Take Lady Gaga, whose entire theatricality, religious juxtaposition, and LGBTQ+ advocacy mirror the house that Madonna built. Gaga has been vocal about this lineage, noting: "Madonna is the Queen of Pop... She is the most authentic, boundary-pushing artist I’ve ever witnessed. Her strength inspired me to never take 'no' for an answer."
Then look at Beyoncé, who explicitly channeled Madonna’s house-music legacy on “Renaissance” and teamed up with her for "The Queens Remix" of "Break My Soul." Beyoncé has openly worshipped at her altar, writing in a public note to her: "Thank you for opening so many doors for so many women. You are a masterpiece genius."
Even Taylor Swift, the current titan of the stadium era, relies on the concept of the "Era" itself – a concept Madonna invented. Swift recognized the immense pressure on women in music to constantly shed their skin, a path Madonna cleared with a machete. Swift remarked: "Nobody has reinvented themselves like Madonna. I look at her career and think, 'That is the ultimate goal – to never let them think they have you figured out.'"
A World Without the Material Girl
Imagine a world where Madonna never stepped foot into Danceteria in the early '80s.
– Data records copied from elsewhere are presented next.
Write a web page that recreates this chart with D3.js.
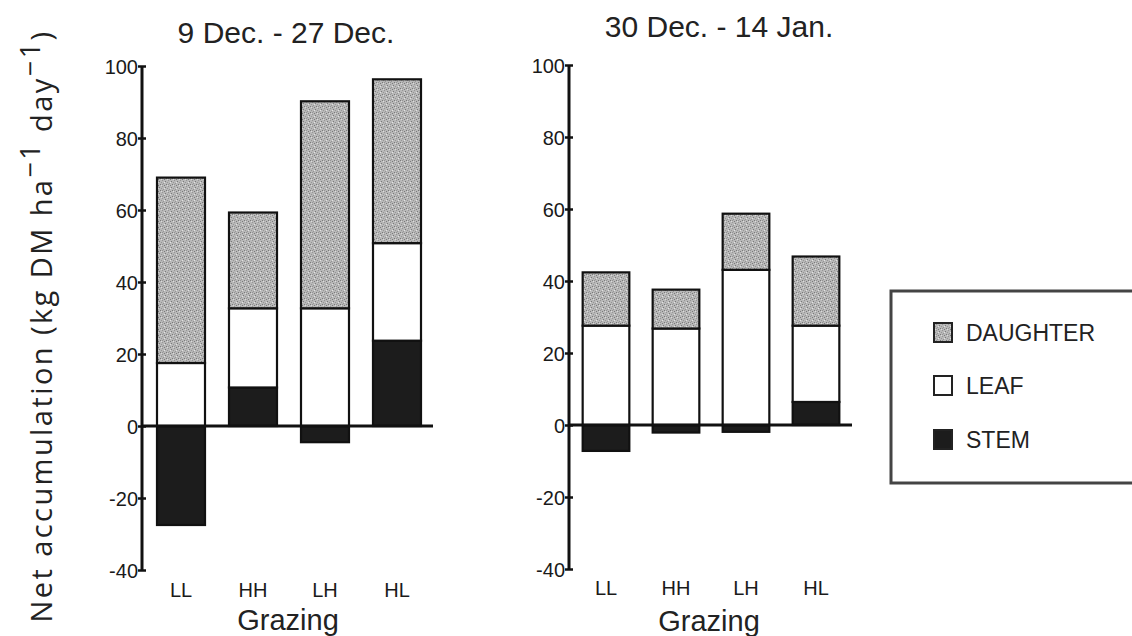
<!DOCTYPE html>
<html><head><meta charset="utf-8">
<script src="https://cdn.jsdelivr.net/npm/d3@7"></script>
<style>body{margin:0;background:#fff}svg{display:block}</style>
</head><body>
<svg id="c" width="1132" height="636"></svg>
<script>
const categories = ["LL","HH","LH","HL"];
const seriesKeys = ["stem","leaf","daughter"];
const legendLabels = ["DAUGHTER","LEAF","STEM"];
const yTicks = [-40,-20,0,20,40,60,80,100];
const titles = ["9 Dec. - 27 Dec.","30 Dec. - 14 Jan."];
// period 1
const stem1 = [-27.5, 10.7, -4.5, 23.7];
const leaf1 = [17.5, 22.0, 32.7, 27.1];
const daughter1 = [51.5, 26.6, 57.5, 45.5];
// period 2
const stem2 = [-7.2, -2.1, -1.9, 6.4];
const leaf2 = [27.6, 26.8, 43.1, 21.2];
const daughter2 = [14.8, 10.8, 15.6, 19.2];

const svg = d3.select("#c");
const FONT = "'Liberation Sans', Arial, Helvetica, sans-serif";

// stipple pattern
const defs = svg.append("defs");
const pat = defs.append("pattern").attr("id","stip").attr("patternUnits","userSpaceOnUse")
  .attr("width",6).attr("height",6);
pat.append("rect").attr("width",6).attr("height",6).attr("fill","#b8b8b8");
[[0,0],[3,1],[1,3],[4,4],[5,2],[2,5],[0,4]].forEach(([x,y],i)=>{
  pat.append("rect").attr("x",x).attr("y",y).attr("width",1).attr("height",1)
    .attr("fill", i%2? "#7a7a7a":"#959595");
});
pat.append("rect").attr("x",2).attr("y",2).attr("width",1).attr("height",1).attr("fill","#e4e4e4");
pat.append("rect").attr("x",5).attr("y",5).attr("width",1).attr("height",1).attr("fill","#dcdcdc");

const fills = {stem:"#1c1c1c", leaf:"#ffffff", daughter:"url(#stip)"};

function panel(cfg){
  const {axisX, yTop, yBot, bandRange, zeroEnd, stem, leaf, daughter, title, titleX, titleY, catY, grazX, grazY} = cfg;
  const y = d3.scaleLinear().domain([-40,100]).range([yBot, yTop]);
  const x = d3.scaleBand().domain(categories).range(bandRange).paddingInner(1/3).paddingOuter(1/6);
  const rows = categories.map((c,i)=>({cat:c, stem:stem[i], leaf:leaf[i], daughter:daughter[i]}));
  const stacked = d3.stack().keys(seriesKeys).offset(d3.stackOffsetDiverging)(rows);
  const g = svg.append("g");
  stacked.forEach(layer=>{
    g.selectAll(null).data(layer).join("rect")
      .attr("x", d=>x(d.data.cat))
      .attr("width", x.bandwidth())
      .attr("y", d=>y(Math.max(d[0],d[1])))
      .attr("height", d=>Math.abs(y(d[0])-y(d[1])))
      .attr("fill", fills[layer.key])
      .attr("stroke","#111").attr("stroke-width",2.2);
  });
  // zero line
  g.append("line").attr("x1",axisX).attr("x2",zeroEnd).attr("y1",y(0)).attr("y2",y(0))
    .attr("stroke","#111").attr("stroke-width",3);
  // y axis
  const ax = g.append("g").attr("transform",`translate(${axisX},0)`)
    .call(d3.axisLeft(y).tickValues(yTicks).tickFormat(d=>String(d)).tickSize(4).tickPadding(4));
  ax.attr("font-size",null).attr("font-family",null);
  ax.select(".domain").attr("stroke","#111").attr("stroke-width",3).attr("d",`M0,${yTop}V${yBot}`);
  ax.selectAll(".tick line").attr("x1",-4).attr("x2",4).attr("stroke","#111").attr("stroke-width",2.5);
  ax.selectAll(".tick text").attr("font-family",FONT).attr("font-size",20).attr("fill","#1a1a1a")
    .attr("x",-4).attr("dy","0.36em");
  // categories
  g.selectAll(null).data(categories).join("text")
    .attr("x", d=>x(d)+x.bandwidth()/2).attr("y",catY)
    .attr("text-anchor","middle").attr("font-family",FONT).attr("font-size",20).attr("fill","#1a1a1a")
    .text(d=>d);
  g.append("text").attr("x",grazX).attr("y",grazY).attr("text-anchor","middle")
    .attr("font-family",FONT).attr("font-size",29).attr("fill","#222").text("Grazing");
  g.append("text").attr("x",titleX).attr("y",titleY).attr("text-anchor","middle")
    .attr("font-family",FONT).attr("font-size",30).attr("fill","#222").text(title);
}

panel({axisX:142, yTop:66, yBot:570, bandRange:[145,433], zeroEnd:433,
  stem:stem1, leaf:leaf1, daughter:daughter1, title:titles[0], titleX:286, titleY:43,
  catY:597, grazX:288, grazY:630});
panel({axisX:569, yTop:65, yBot:569, bandRange:[571,851], zeroEnd:852,
  stem:stem2, leaf:leaf2, daughter:daughter2, title:titles[1], titleX:719, titleY:37,
  catY:595, grazX:709, grazY:631});

// y label
const yl = svg.append("text").attr("transform","translate(52,326) rotate(-90)")
  .attr("text-anchor","middle").attr("font-family","'Open Sans', 'DejaVu Sans', sans-serif")
  .attr("font-size",29).attr("fill","#222");
yl.append("tspan").text("Net accumulation (kg DM ha");
yl.append("tspan").attr("dy",-12).attr("font-size",27).text("\u22121");
yl.append("tspan").attr("dy",12).text(" day");
yl.append("tspan").attr("dy",-12).attr("font-size",27).text("\u22121");
yl.append("tspan").attr("dy",12).text(")");
// stretch letter spacing so the label spans the same length as the original
const nChars = "Net accumulation (kg DM ha\u22121 day\u22121)".length;
const len0 = yl.node().getComputedTextLength();
yl.attr("letter-spacing", Math.max(0, (593 - len0) / nChars));

// legend
const lg = svg.append("g");
lg.append("rect").attr("x",891).attr("y",291).attr("width",260).attr("height",192)
  .attr("fill","#fff").attr("stroke","#444").attr("stroke-width",3);
const legendFills = ["url(#stip)","#ffffff","#1c1c1c"];
const legendY = [323,376,430];
legendLabels.forEach((lab,i)=>{
  lg.append("rect").attr("x",934).attr("y",legendY[i]).attr("width",18).attr("height",19)
    .attr("fill",legendFills[i]).attr("stroke","#222").attr("stroke-width",2);
  lg.append("text").attr("x",966).attr("y",legendY[i]+18).attr("font-family",FONT)
    .attr("font-size",23).attr("fill","#222").text(lab);
});
</script>
</body></html>
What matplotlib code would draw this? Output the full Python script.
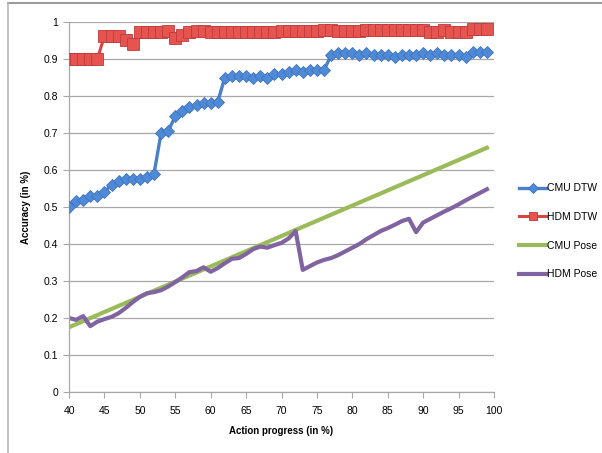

Without her, the pop video remains a promotional tool rather than a legitimate art form. The integration of high fashion and underground club culture into mainstream music would be delayed by decades. More importantly, the explicit ownership of female sexuality and agency in pop music would still be treated as a taboo rather than a birthright.
Artists would still be expected to age out of their art, fading quietly into legacy acts rather than commanding avant-garde short films at Tribeca.
There will never be another Madonna because the specific crucible that created her no longer exists. You cannot replicate a star who fought the monoculture and won, rewriting the rules of censorship, religion, and feminism using nothing but pop hooks and a video camera. Others may inherit the charts, but Madonna owns the architecture. As “Confessions II” proves, she isn't just surviving the modern cultural landscape—she is still running it.